Another biography of Flinders is by Miriam Estenson which looks promising:

'The Life of Matthew Flinders is a story of persistence and audacious risk-taking, driving ambition and frustration, obstinate determination and doubt. It is a richly detailed account of tragedy and short-lived triumph, of exile on an enemy island, of love thwarted and a painful early death. It is also the story of a man who became one of the great navigators of the nineteenth century, an adventurer who left an indelible mark on a continent and a nation.'

Update:

Two other book suggestions for Term 3, which I haven't read yet:      

 Bligh Master Mariner by Rob Mundle


“From ship's boy to vice-admiral, discover how much more there was to Captain Bligh than his infamous bad temper. Meet a 24-year-old Master Bligh as he witnesses the demise of his Captain and mentor Cook; a 34-year-old Lieutenant Bligh at the helm of the famous Bounty then cast adrift by Fletcher Christian on an epic 47-day open-boat voyage from Tonga to Timor; and a 36-year-old Captain Bligh as he takes HMS Providence, in the company of a young Matthew Flinders, on a grand scientific voyage around the world. And all this before he was forty.”




A Short History of Australia by Ernest Scott - 346 pages and 30 chapters is a book I'll use as a spine for this year.
Chapters 1 - 8 (up to "Extension of Settlement") looks like it would fit the time period. So that's 98 pages for the whole year.

Edited to add:

I used the book below with my youngest son. Alistair MacLean (1922-1987) is an author all my children have enjoyed from around about the age of 13/14 years. Maclean usually writes thrillers and adventure stories (The Guns of Navarone, Where Eagles Dare, H.M.S. Ulysses) that tend to be free of explicit themes, so I was very happy to find he'd written this non-fiction title. I haven't read it myself but Benj enjoyed it. I found this review of the book recently.

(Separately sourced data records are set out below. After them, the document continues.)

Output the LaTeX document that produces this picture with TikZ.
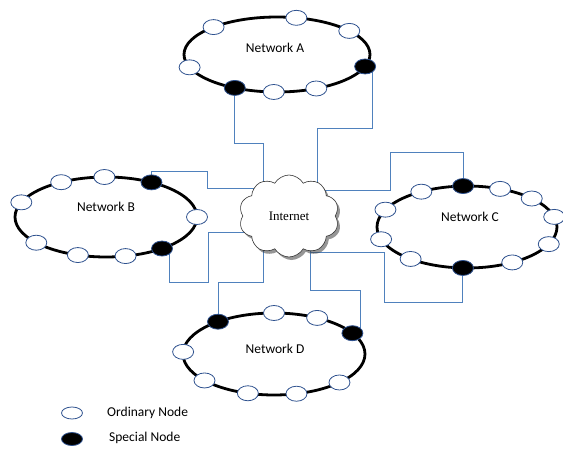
\documentclass[tikz,border=0pt]{standalone}
\usepackage{fontspec}
\setmainfont{Carlito}
\newfontfamily\intfont{Liberation Serif}
\usetikzlibrary{shapes.geometric,shapes.symbols,shadows,backgrounds,calc}
\definecolor{linkblue}{RGB}{79,129,189}
\definecolor{nodeblue}{RGB}{47,82,143}
\begin{document}
\begin{tikzpicture}[x=1pt,y=-1pt,
  ring/.style={line width=2.8pt, draw=black},
  ord/.style={ellipse, draw=nodeblue, fill=white, line width=0.8pt, minimum width=21pt, minimum height=15pt, inner sep=0pt},
  spec/.style={ord, fill=black},
  link/.style={draw=linkblue, line width=0.9pt},
  netlabel/.style={font=\fontsize{13.5}{15}\selectfont, inner sep=0pt},
  legend/.style={font=\fontsize{13.5}{15}\selectfont, inner sep=0pt, anchor=west}]
\useasboundingbox (0,0) rectangle (563,450);

% centres of the rings
\coordinate (Ac) at (277,54.5);
\coordinate (Bc) at (106,217);
\coordinate (Cc) at (467,227);
\coordinate (Dc) at (274,354);

% rings
\draw[ring] (Ac) ellipse [x radius=93, y radius=37.5];
\draw[ring] (Bc) ellipse [x radius=91, y radius=40];
\draw[ring] (Cc) ellipse [x radius=90, y radius=41];
\draw[ring] (Dc) ellipse [x radius=91, y radius=41];

% Network A
\node[ord]  (A1)  at ($(Ac)+(-133:93 and 37.5)$) {};
\node[ord]  (A2)  at ($(Ac)+(-78:93 and 37.5)$) {};
\node[ord]  (A3)  at ($(Ac)+(-39:93 and 37.5)$) {};
\node[ord]  (A4)  at ($(Ac)+(160:93 and 37.5)$) {};
\node[spec] (As2) at ($(Ac)+(18.6:93 and 37.5)$) {};
\node[spec] (As1) at ($(Ac)+(117:93 and 37.5)$) {};
\node[ord]  (A5)  at ($(Ac)+(92:93 and 37.5)$) {};
\node[ord]  (A6)  at ($(Ac)+(65:93 and 37.5)$) {};
\node[netlabel] (LA) at (275,48) {Network A};

% Network B
\node[ord]  (B1)  at ($(Bc)+(-119.5:91 and 40)$) {};
\node[ord]  (B2)  at ($(Bc)+(-91:91 and 40)$) {};
\node[spec] (Bs1) at ($(Bc)+(-60:91 and 40)$) {};
\node[ord]  (B3)  at ($(Bc)+(-158.5:91 and 40)$) {};
\node[ord]  (B4)  at ($(Bc)+(0:91 and 40)$) {};
\node[ord]  (B5)  at ($(Bc)+(140:91 and 40)$) {};
\node[ord]  (B6)  at ($(Bc)+(108:91 and 40)$) {};
\node[ord]  (B7)  at ($(Bc)+(77.6:91 and 40)$) {};
\node[spec] (Bs2) at ($(Bc)+(52:91 and 40)$) {};
\node[netlabel] (LB) at (106,207) {Network B};

% Network C
\node[spec] (Cs1) at ($(Cc)+(-92.5:90 and 41)$) {};
\node[ord]  (C1)  at ($(Cc)+(-68.4:90 and 41)$) {};
\node[ord]  (C2)  at ($(Cc)+(-44:90 and 41)$) {};
\node[ord]  (C3)  at ($(Cc)+(-14.3:90 and 41)$) {};
\node[ord]  (C4)  at ($(Cc)+(-155:90 and 41)$) {};
\node[ord]  (C5)  at ($(Cc)+(-120.5:90 and 41)$) {};
\node[ord]  (C6)  at ($(Cc)+(162.6:90 and 41)$) {};
\node[ord]  (C7)  at ($(Cc)+(24.7:90 and 41)$) {};
\node[ord]  (C8)  at ($(Cc)+(128.8:90 and 41)$) {};
\node[ord]  (C9)  at ($(Cc)+(59.8:90 and 41)$) {};
\node[spec] (Cs2) at ($(Cc)+(92.6:90 and 41)$) {};
\node[netlabel] (LC) at (470,217) {Network C};

% Network D
\node[spec] (Ds1) at ($(Dc)+(-128:91 and 41)$) {};
\node[ord]  (D1)  at ($(Dc)+(-90:91 and 41)$) {};
\node[ord]  (D2)  at ($(Dc)+(-61.7:91 and 41)$) {};
\node[spec] (Ds2) at ($(Dc)+(-30.5:91 and 41)$) {};
\node[ord]  (D3)  at ($(Dc)+(-177:91 and 41)$) {};
\node[ord]  (D4)  at ($(Dc)+(139.8:91 and 41)$) {};
\node[ord]  (D5)  at ($(Dc)+(106.7:91 and 41)$) {};
\node[ord]  (D6)  at ($(Dc)+(75.7:91 and 41)$) {};
\node[ord]  (D7)  at ($(Dc)+(44:91 and 41)$) {};
\node[netlabel] (LD) at (275,349) {Network D};

% Internet cloud
\node[cloud, cloud puffs=10, cloud puff arc=120, aspect=1.2, draw=black!80, fill=white,
      line width=0.6pt, minimum width=100pt, minimum height=82pt, inner sep=0pt,
      drop shadow={shadow xshift=2.5pt, shadow yshift=-3pt, fill=black!75, opacity=0.55}]
      (cloud) at (289,216) {\intfont\fontsize{13}{15}\selectfont Internet};

% connectors
\begin{scope}[on background layer]
\draw[link] (As1.center) |- (263,143) |- (cloud.center);
\draw[link] (As2.south east) |- (317,128) |- (cloud.center);
\draw[link] (Cs1.center) |- (390,152) |- (317,190) |- (cloud.center);
\draw[link] (Bs1.center) |- (207,171) |- (263,188) |- (cloud.center);
\draw[link] (Bs2.south east) |- (208,282) |- ($(cloud.center)+(0,16)$);
\draw[link] (Ds1.center) |- (263,282) |- (cloud.center);
\draw[link] (Ds2.north east) |- (310,290) |- (cloud.center);
\draw[link] (Cs2.center) |- (384,302) |- (310,252) |- (cloud.center);
\end{scope}

% legend
\node[ord, minimum height=12pt] (L1) at (72,413) {};
\node[spec, minimum height=13pt] (L2) at (72,439) {};
\node[legend] (T1) at (107,413) {Ordinary Node};
\node[legend] (T2) at (109,438) {Special Node};
\end{tikzpicture}
\end{document}
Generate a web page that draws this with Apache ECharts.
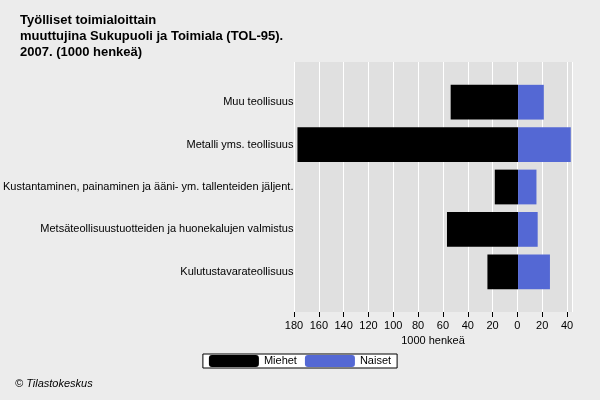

Captain Cook by Alistair MacLean, 1972. HB, 192 pages; well-illustrated:










The Captain Cook Society has a website with some helpful bits & pieces.












5 comments:

Linda said...

Excellent suggestions - thankyou! We tend to do far too many text books, and not enough living books - so thanks for these, they would fit in with our studies very well!

Jeanne said...

These are marvellous. I'll be back! Are you using a general history of Australia as a spine for this period as well? I'm still considering this. So glad you're ahead of me.

Erin said...

Carol
fantastic! hadn't head of these. We're doing Aust explorers this term, any suggestions for my teens (or younger?)

Carol said...

I wasn't going to but I've had a look at A Short History of Australia by Ernest Scott and will probably include that. I'll add it to the post above - let me know what you think of it.

Carol said...

I've found it helpful to google 'archives, Matthew Flinder (or whoever)' there's usually quite a few books available online esp. at the university sites eg Toronto/Cornell - out of print,that is. The book I mentioned to Jeanne has a good contents list that might be helpful or give an idea of some explorers to try. I think you & Jeanne have the heads up on me when it comes to Aussie History!